This is what the First City blog had to say about Animal’s People, one of the six books shortlisted for the Man Booker Prize. The Prize was announced last evening in London. The winner is… well, inconsequential to this post.
I had commented in defense of the book in their comments section to the piece, but I deleted it for several reasons.
One is that I think it merits an entire post [long overdue now], and isn’t meant as a defense as much as it’s about my [selective] views on the book in the context of these remarks. So here goes…
On befriending Jaanwar [Animal]
“I used to be human once” is how he starts, hinting with his first words, that a genuine friendship between you and him is, if not impossible, a questionable proposition.

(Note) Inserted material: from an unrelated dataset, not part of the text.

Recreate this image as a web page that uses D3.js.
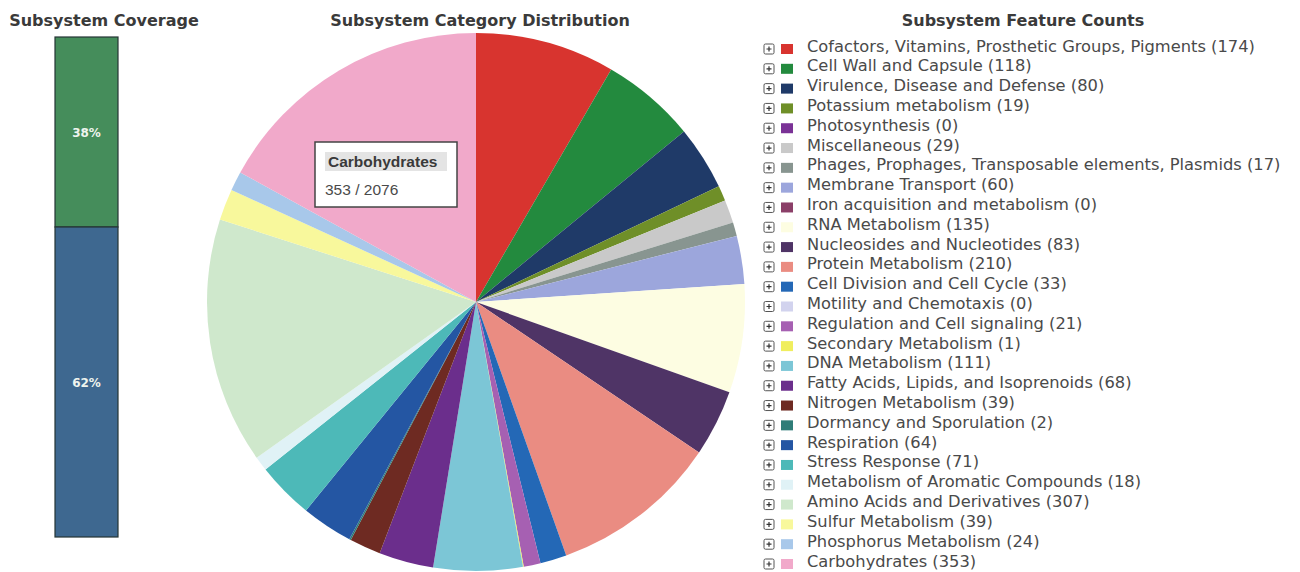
<!DOCTYPE html>
<html>
<head>
    <title>Subsystem Overview</title>
    <script src="https://d3js.org/d3.v7.min.js"></script>
    <style>
        body { margin: 0; background: #fff; }
        text { font-family: "DejaVu Sans", Verdana, sans-serif; }
    </style>
</head>
<body>
<div id="chart"></div>
<script>
    // Data
    const categories = [
        "Cofactors, Vitamins, Prosthetic Groups, Pigments",
        "Cell Wall and Capsule",
        "Virulence, Disease and Defense",
        "Potassium metabolism",
        "Photosynthesis",
        "Miscellaneous",
        "Phages, Prophages, Transposable elements, Plasmids",
        "Membrane Transport",
        "Iron acquisition and metabolism",
        "RNA Metabolism",
        "Nucleosides and Nucleotides",
        "Protein Metabolism",
        "Cell Division and Cell Cycle",
        "Motility and Chemotaxis",
        "Regulation and Cell signaling",
        "Secondary Metabolism",
        "DNA Metabolism",
        "Fatty Acids, Lipids, and Isoprenoids",
        "Nitrogen Metabolism",
        "Dormancy and Sporulation",
        "Respiration",
        "Stress Response",
        "Metabolism of Aromatic Compounds",
        "Amino Acids and Derivatives",
        "Sulfur Metabolism",
        "Phosphorus Metabolism",
        "Carbohydrates"
    ];
    const counts = [174, 118, 80, 19, 0, 29, 17, 60, 0, 135, 83, 210, 33, 0, 21, 1, 111, 68, 39, 2, 64, 71, 18, 307, 39, 24, 353];
    const colors = [
        "#d8342f", "#238a3e", "#1f3a68", "#6f8f28", "#7a3296", "#c9c9c9", "#889590",
        "#9ca6dc", "#8b3f68", "#fdfde2", "#4f3466", "#ea8c82", "#2468b6", "#d2d3ee",
        "#a660b2", "#f0ee5e", "#7cc6d6", "#6b2e8c", "#6e2a22", "#2f7d78", "#2456a3",
        "#4db9b8", "#e0f2f6", "#cfe8cc", "#f8f89c", "#a8c8ea", "#f1a9ca"
    ];
    const coverageLabels = ["38%", "62%"];
    const coverageValues = [38, 62];
    const coverageColors = ["#458d5b", "#3e6890"];
    const tooltipIndex = 26;

    const width = 1300, height = 572;
    const svg = d3.select("#chart").append("svg")
        .attr("width", width)
        .attr("height", height);

    // Titles
    const titles = [
        { text: "Subsystem Coverage", x: 104 },
        { text: "Subsystem Category Distribution", x: 480 },
        { text: "Subsystem Feature Counts", x: 1023 }
    ];
    svg.selectAll(".title")
        .data(titles)
        .join("text")
        .attr("class", "title")
        .attr("x", d => d.x)
        .attr("y", 26)
        .attr("text-anchor", "middle")
        .style("font-size", "16px")
        .style("font-weight", "bold")
        .style("fill", "#3a3a3a")
        .text(d => d.text);

    // Coverage bar
    const barX = 55, barW = 63;
    const yCov = d3.scaleLinear().domain([0, 100]).range([37, 537]);
    const covStack = d3.cumsum([0, ...coverageValues]);
    const covG = svg.append("g");
    covG.selectAll("rect")
        .data(coverageValues)
        .join("rect")
        .attr("x", barX)
        .attr("y", (d, i) => yCov(covStack[i]))
        .attr("width", barW)
        .attr("height", d => yCov(d) - yCov(0))
        .attr("fill", (d, i) => coverageColors[i])
        .attr("stroke", "#253535")
        .attr("stroke-width", 1.2);
    covG.selectAll("text")
        .data(coverageValues)
        .join("text")
        .attr("x", barX + barW / 2)
        .attr("y", (d, i) => yCov(covStack[i] + d / 2) + 5)
        .attr("text-anchor", "middle")
        .style("font-size", "12px")
        .style("font-weight", "bold")
        .style("fill", "#eef4ee")
        .text((d, i) => coverageLabels[i]);

    // Pie
    const cx = 476, cy = 302, radius = 269;
    const total = d3.sum(counts);
    const pie = d3.pie().sort(null).value(d => d);
    const arc = d3.arc().innerRadius(0).outerRadius(radius);
    const pieG = svg.append("g").attr("transform", `translate(${cx},${cy})`);
    pieG.selectAll("path")
        .data(pie(counts))
        .join("path")
        .attr("d", arc)
        .attr("fill", (d, i) => colors[i]);

    // Tooltip box over the pie
    const tip = svg.append("g").attr("transform", "translate(315,142)");
    tip.append("rect")
        .attr("width", 142).attr("height", 65)
        .attr("fill", "#fff")
        .attr("stroke", "#444")
        .attr("stroke-width", 1.5);
    tip.append("rect")
        .attr("x", 10).attr("y", 10)
        .attr("width", 122).attr("height", 19)
        .attr("fill", "#e4e4e4");
    tip.append("text")
        .attr("x", 13).attr("y", 25)
        .style("font-family", "'Liberation Sans', Arial, sans-serif")
        .style("font-size", "15.5px")
        .style("font-weight", "bold")
        .style("fill", "#3a3a3a")
        .text(categories[tooltipIndex]);
    tip.append("text")
        .attr("x", 10).attr("y", 53)
        .style("font-family", "'Liberation Sans', Arial, sans-serif")
        .style("font-size", "15.5px")
        .style("fill", "#4a4a4a")
        .text(`${counts[tooltipIndex]} / ${total}`);

    // Legend
    const yLeg = d3.scalePoint().domain(d3.range(categories.length)).range([46, 561]);
    const leg = svg.append("g").selectAll("g")
        .data(categories)
        .join("g")
        .attr("transform", (d, i) => `translate(764,${yLeg(i)})`);
    leg.append("rect")
        .attr("x", 0).attr("y", -2)
        .attr("width", 10).attr("height", 10)
        .attr("rx", 1.5)
        .attr("fill", "#fff")
        .attr("stroke", "#555")
        .attr("stroke-width", 1);
    leg.append("path")
        .attr("d", "M2.5,3H7.5M5,0.5V5.5")
        .attr("stroke", "#333")
        .attr("stroke-width", 1.2);
    leg.append("rect")
        .attr("x", 17).attr("y", -2)
        .attr("width", 12).attr("height", 10)
        .attr("fill", (d, i) => colors[i]);
    leg.append("text")
        .attr("x", 43).attr("y", 5.5)
        .style("font-size", "16.3px")
        .style("fill", "#4a4a4a")
        .text((d, i) => `${d} (${counts[i]})`);
</script>
</body>
</html>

Jaanwar walks on all fours. His arse is higher than his head and he can smell out people who haven’t washed their crotches, in a crowd.
Jaanwar will have you know at the outset that he doesn’t value your opinion much. He’ll deliberately mislead you. He’ll pretend to trust you. He’ll have you buy into the ostensible innocence of his most outrageous deeds. He’s manipulative and he thinks it’s all well within his right to be so unreliable, because, after all, he isn’t human.
Jaanwar’s words are clever because he is clever. Chaalu. Street smart. You [Eyes] are meant to get beyond this cleverness. He’s very clear he doesn’t want your middle class friendship. It’s nothing but a burden to him unless of course it can either a.) help him walk straight b.) get him laid. At least that’s what he’ll have you know.
He’s telling you this story because it must be told. Because he has a duty. Because he has been infected, by the end, by your [Zafar’s] middle class notion of fairly won justice. So he thinks you will appreciate this story, because inexplicable as it is, that’s how, according to him, your world works.
The New York magazine had it spot on when they called it “scabrously funny”. Jaanwar is a wily mischief maker, and he’ll offer no apology for it. He, who shares an unspoken bond of mutual respect with scorpions, doesn’t care whether you think he's adopted an appalling trick of glorifying misery – his scabrousness as much as his disdain towards you and the many people who’ve expressed sympathy over ‘that night’ – or whether you feel pity. He is unmoved. Show him a miracle, not your sympathy or your hand in meaningless friendship.
He clearly wants to goad you [Eyes] over your assumption [which may well be a clichéd perception on his part] that all villains are bastards, and those that they perpetrate their villainy upon are allowed a meek dignity that comes with acceptance or then the haloed righteousness that must burn through nothing less than a raging rebellion. But it is possible, isn’t it, for someone to be both [in this case – a bit of] a bastard and the survivor of another’s bastardry.
Bhopal in a poor guise as Khaufpur
The metaphor was meant to be ‘ill’-disguised. Given that Bhopal does exist, that IS has spent 14 years writing and editing for the Bhopal Medical Appeal, and that Khaufpur is Bhopal, it would be unfair to suggest that setting it here is merely a gimmick designed to milk the most of Indian exotica. That said, the cover is a seriously unforgivable disaster, and I wouldn’t blame anyone for feeling this disgust, purely for its lack of visual appeal.
The Booker Prize
I’m not surprised that Animal hasn’t won the Booker. It is not ‘expansive’ enough in that it does not speak of generic things that are of interest or relevance to an ‘international audience’ [the definition of which is at best truly confounding] like American paranoia, sexual angst or dysfunctional social constructs; it doesn’t creep around sturdy, time tested pearls from English literature – either Biblical or non… and I’m sorry I cannot draw up any pithy observation about the fifth book.
And really, it doesn’t matter. The Booker forum has already brought it as far as it could in aid of what it [the book] set out to do – [get you past the cloying 1980s development sector imagery of the cover, and] be heard in what it tells you about the deep, alive and spreading roots of poison that Dow has sown in Bhopal, in the words of someone who continues to live with the repercussions each waking moment long before and well after we’re done dispensing our opinion on the literary merits of his voice.